Ministry of Lands, Land Reform, and Rural Resettlement
Country: Zimbabwe
What they do: Ruin the economy of a once-promising country. Upon gaining independence in 1980, Zimbabwe appeared to be an African success story, with a burgeoning agricultural sector and modest economic growth. Today, agricultural production has plummeted, making the former grain exporter heavily dependent on food aid.
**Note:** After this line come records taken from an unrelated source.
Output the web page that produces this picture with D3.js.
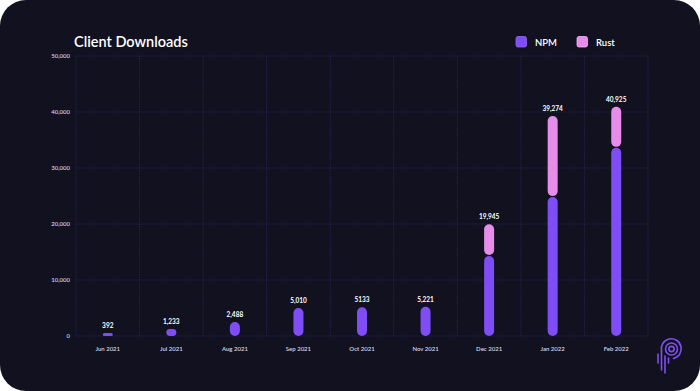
<!DOCTYPE html>
<html><head><meta charset="utf-8">
<script src="https://cdn.jsdelivr.net/npm/d3@7"></script>
<style>
html,body{margin:0;padding:0;background:#ffffff;}
svg{display:block;}
</style></head>
<body>
<svg id="chart" width="700" height="391"></svg>
<script>
const categories = ["Jun 2021","Jul 2021","Aug 2021","Sep 2021","Oct 2021","Nov 2021","Dec 2021","Jan 2022","Feb 2022"];
const npmValues  = [392, 1233, 2488, 5010, 5133, 5221, 14300, 24800, 33600];
const rustValues = [0, 0, 0, 0, 0, 0, 5645, 14474, 7325];
const totalLabels = ["392","1,233","2,488","5,010","5133","5,221","19,945","39,274","40,925"];
const yTicks = [0, 10000, 20000, 30000, 40000, 50000];
const seriesNames = ["NPM","Rust"];
const colors = {NPM:"#7f4df6", Rust:"#e68dea"};

const svg = d3.select("#chart");
const W = 700, H = 391;
const font = "Lato, 'Open Sans', sans-serif";

svg.append("rect").attr("x",0).attr("y",0).attr("width",W).attr("height",H)
  .attr("rx",26).attr("fill","#12111f");

const m = {left:76, right:648, top:56, bottom:336};
const x = d3.scaleBand().domain(categories).range([m.left, m.right]);
const y = d3.scaleLinear().domain([0,50000]).range([m.bottom, m.top]);

// grid
const grid = svg.append("g");
grid.selectAll("line.h").data(yTicks).join("line")
  .attr("x1",m.left).attr("x2",m.right)
  .attr("y1",d=>y(d)).attr("y2",d=>y(d))
  .attr("stroke","#2e2a66").attr("stroke-width",0.8).attr("stroke-dasharray","1.2,1.2");
const vb = categories.map(c=>x(c)).concat([m.right]);
grid.selectAll("line.v").data(vb).join("line")
  .attr("y1",m.top).attr("y2",m.bottom)
  .attr("x1",d=>d).attr("x2",d=>d)
  .attr("stroke","#2e2a66").attr("stroke-width",0.8).attr("stroke-dasharray","1.2,1.2");

// y axis
const yAxis = svg.append("g").attr("transform",`translate(${m.left-6},0)`)
  .call(d3.axisLeft(y).tickValues(yTicks).tickSize(0).tickPadding(0).tickFormat(d3.format(",")));
yAxis.select(".domain").remove();
yAxis.selectAll("text").attr("fill","#d8d6e8").style("font-family",font).style("font-size","6px").style("font-weight","600");

// x axis
const xAxis = svg.append("g").attr("transform",`translate(0,${m.bottom+11})`)
  .call(d3.axisBottom(x).tickSize(0).tickPadding(0));
xAxis.select(".domain").remove();
xAxis.selectAll("text").attr("fill","#d8d6e8").style("font-family",font).style("font-size","6px").style("font-weight","600");

// bars
const bw = 10;
const barsG = svg.append("g");
categories.forEach((c,i)=>{
  const cx = x(c) + x.bandwidth()/2;
  const n = npmValues[i], r = rustValues[i];
  const yTopN = y(n);
  let hN = Math.max(m.bottom - yTopN, 3);
  barsG.append("rect").attr("x",cx-bw/2).attr("y",m.bottom-hN).attr("width",bw).attr("height",hN)
    .attr("rx",Math.min(bw/2,hN/2)).attr("fill",colors.NPM);
  if (r>0){
    const y1 = y(n+r), y0 = y(n)-1;
    barsG.append("rect").attr("x",cx-bw/2).attr("y",y1).attr("width",bw).attr("height",y0-y1)
      .attr("rx",bw/2).attr("fill",colors.Rust);
  }
  const topY = Math.min(y(n+r), m.bottom-hN);
  svg.append("text").attr("x",cx).attr("y",topY-5).attr("text-anchor","middle")
    .attr("fill","#ffffff").style("font-family",font).style("font-size","6.5px").style("font-weight","700")
    .text(totalLabels[i]);
});

// title
svg.append("text").attr("x",74).attr("y",47).attr("fill","#ffffff")
  .style("font-family",font).style("font-size","14.5px").style("font-weight","600")
  .text("Client Downloads");

// legend
const legX = [516, 577];
seriesNames.forEach((s,i)=>{
  svg.append("rect").attr("x",legX[i]).attr("y",36.5).attr("width",10.5).attr("height",10.5)
    .attr("rx",2).attr("fill",colors[s]).attr("stroke",d3.color(colors[s]).brighter(0.6)).attr("stroke-width",0.8);
  svg.append("text").attr("x",legX[i]+19).attr("y",45.5).attr("fill","#ffffff")
    .style("font-family",font).style("font-size","9.5px").style("font-weight","600").text(s);
});

// logo
const lg = svg.append("g").attr("stroke","#7f4df6").attr("fill","none").attr("stroke-width",1.6).attr("stroke-linecap","round");
const lx = 671.5, ly = 349;
lg.append("path").attr("d",`M ${lx-10} ${ly+2} A 10 10 0 1 1 ${lx+2} ${ly+9.5}`);
lg.append("circle").attr("cx",lx).attr("cy",ly).attr("r",6);
lg.append("circle").attr("cx",lx).attr("cy",ly).attr("r",2.6);
lg.append("line").attr("x1",lx-10).attr("x2",lx-10).attr("y1",ly+2).attr("y2",ly+21);
lg.append("line").attr("x1",lx-6.5).attr("x2",lx-6.5).attr("y1",ly+7).attr("y2",ly+24);
lg.append("line").attr("x1",lx-13.5).attr("x2",lx-13.5).attr("y1",ly+5).attr("y2",ly+14);
lg.append("line").attr("x1",lx-3).attr("x2",lx-3).attr("y1",ly+9).attr("y2",ly+14);
</script>
</body></html>
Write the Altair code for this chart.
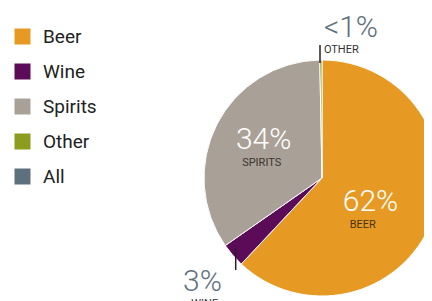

Much of the current disaster has to do with President Robert Mugabe’s disastrous land reform and redistributive policies. The ministry’s website claims the program “revolves around land reform where the systematic dispossession and alienation of the land from the black indigenous people during the period of colonial rule, are adequately addressed.” The ministry also promises to “enhance agricultural productivity, leading to industrial and economic empowerment and macro economic growth in the long term.” Reality tells a different story. Inflation levels were reported as high as 6.5 quindecillion novemdecillion percent before the country encouraged the use of foreign currencies in 2009. Unemployment levels are as high as 80 percent. Agricultural production since land reform began has fallen by more than half and approximately 1 million refugees have flooded neighboring South Africa in the last few year
Veterans of the Zimbabwean wars of independence (Mugabe was a major figure in the struggle) against the white-dominated regime in then-Rhodesia were encouraged to seize commercially white-owned farms by force. Around 4,000 white farmers have had their land expropriated and redistributed in the last 10 years. Promises of state assistance for the new farmers have not been kept, decimating Zimbabwe’s agricultural production and turning this once breadbasket into a basketcase.